In consultation with Sherilyn Scully, dean of students at the School of Management, the group decided to cut its trip short, Swersey and Scully said, citing uncertainty surrounding the nuclear power plant explosions and concerns that flights out of the country might become hard to secure. The group moved south from Tokyo on Sunday and flew back to the U.S. after a stopover in Korea.

Some students and faculty in the area experienced the earthquake in unique circumstances.

Lee said she was donating blood when the earthquake struck.

“They had to wait for the shaking to stop before they could take the needle out,” she said.

PLANS DISRUPTED

Out of the country and out of harm’s way, students are faced with the challenge of adapting their studies to the situation.

Assistant Dean of the Graduate School Robert Harper-Mangels said none of the dissertations of graduate students in Japan would be severely impacted by a decision to leave the country.

Ellen Tilton-Cantrell GRD ’12, who was conducting research on four Japanese authors for her dissertation, said she had already finished learning about two of them. She said that if she is unable to return to Japan in the near future, she may have to shift her dissertation’s focus from the authors she has not researched to others she would be able to study while in the U.S. or elsewhere, adding that she had contemplated making this change even before the earthquake.

Recent events will not disrupt the research of Kyohei Yamada GRD ’12, who has merely moved to a different part of Japan, but they have taken a mental toll.

“On the mental side, it was shocking, and that affects my ability to focus on what I should be doing,” he said.

Students in language courses are experiencing greater impediments to their studies in Japan, since at least two programs are shutting down.

Lee said her program, which was run by Stanford, was suspended once the U.S. Department of State changed its policy regarding travel to Japan and began recommending that students leave the country after the earthquake. She said administrators of the program are considering ways to continue the program, such as relocating it to Stanford or going online. Lee said she will return to the U.S. in early April.

While Lee’s courses are funded by Yale’s Parker-Huang Fellowship, they are also available to Yale students through the Light Fellowship for Asian language study. Kelly McLaughlin, director of the Light Fellowship, said another program approved by the fellowship, the Kyoto Consortium for Japanese Studies, will also close, adding that two Yale students were studying there this semester.

The Light Fellowship also offers summer funding, but McLaughlin said he does not yet know whether the disrupted programs will reopen for the summer session.

Administrators of both programs did not respond to requests for comment.

UNCERTAIN FUNDING

Some students studying in Japan under a fellowship are being forced to consider how leaving the country could affect their funding.
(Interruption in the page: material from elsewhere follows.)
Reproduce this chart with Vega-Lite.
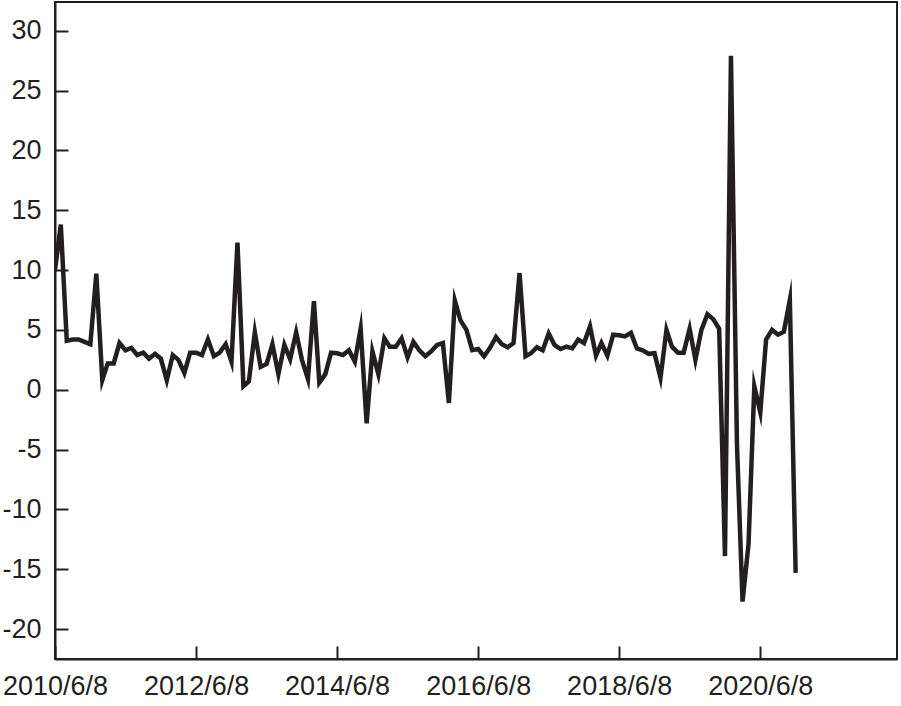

McLaughlin said the seven Light Fellows in Japan this semester will not have to return any funds “out of their own pockets” to the fellowship if they choose to leave the country or if their programs end early, though they may have to return unused funds.

He said that students who choose to leave Japan, whether because their programs were canceled or because they felt unsafe in the country, will still be titled Light Fellows.

“We did not want to make students think they would have to stay in the country to fulfill some kind of award requirement,” McLaughlin said.

Other Yale fellowships such as the Parker-Huang Fellowship will likely deal with the situation in the same way, he said, but fellowships not administered by the University may be less flexible.

Ryan Cook GRD ’12, who is conducting dissertation research on a Japan Foundation Fellowship, said that under normal circumstances he would have to remain in Japan to receive funding. Cook said Saturday night that the foundation had not yet announced any changes to its policy following the earthquake and tsunami.

Harper-Mangels said his office is handling concerns about fellowship funding on a case-by-case basis. He added that most graduate students who lose external funding can still use their University Dissertation Fellowship, which provides all graduate students with one year of funding, to finish their projects. While students must usually apply for this fellowship the semester before using it, his office has decided to allow students conducting research in Japan to begin using it whenever necessary, he said.

“None of the students should have to balance safety against funding,” Harper-Mangels said. “But ultimately, [with external fellowships], it’s the agency’s policy and they can do whatever they want with their money.”

The University created a section of its relief website last Monday to allow people to donate to relief efforts in Japan, Maria Bouffard, director of emergency management, said.

In addition, the Institute for Sacred Music’s March 26 concert, featuring the Bach Collegium Japan, will now have a fundraising component, Bouffard said. All proceeds from ticket sales and donations made at the concert will go to the Red Cross-Japan Earthquake, Melissa Maier, manager of publications and external relations at the institute, said. She added that laptops will also be set up during intermission to allow people to donate online.

Tickets are $8 for students and $15 for faculty and the general public.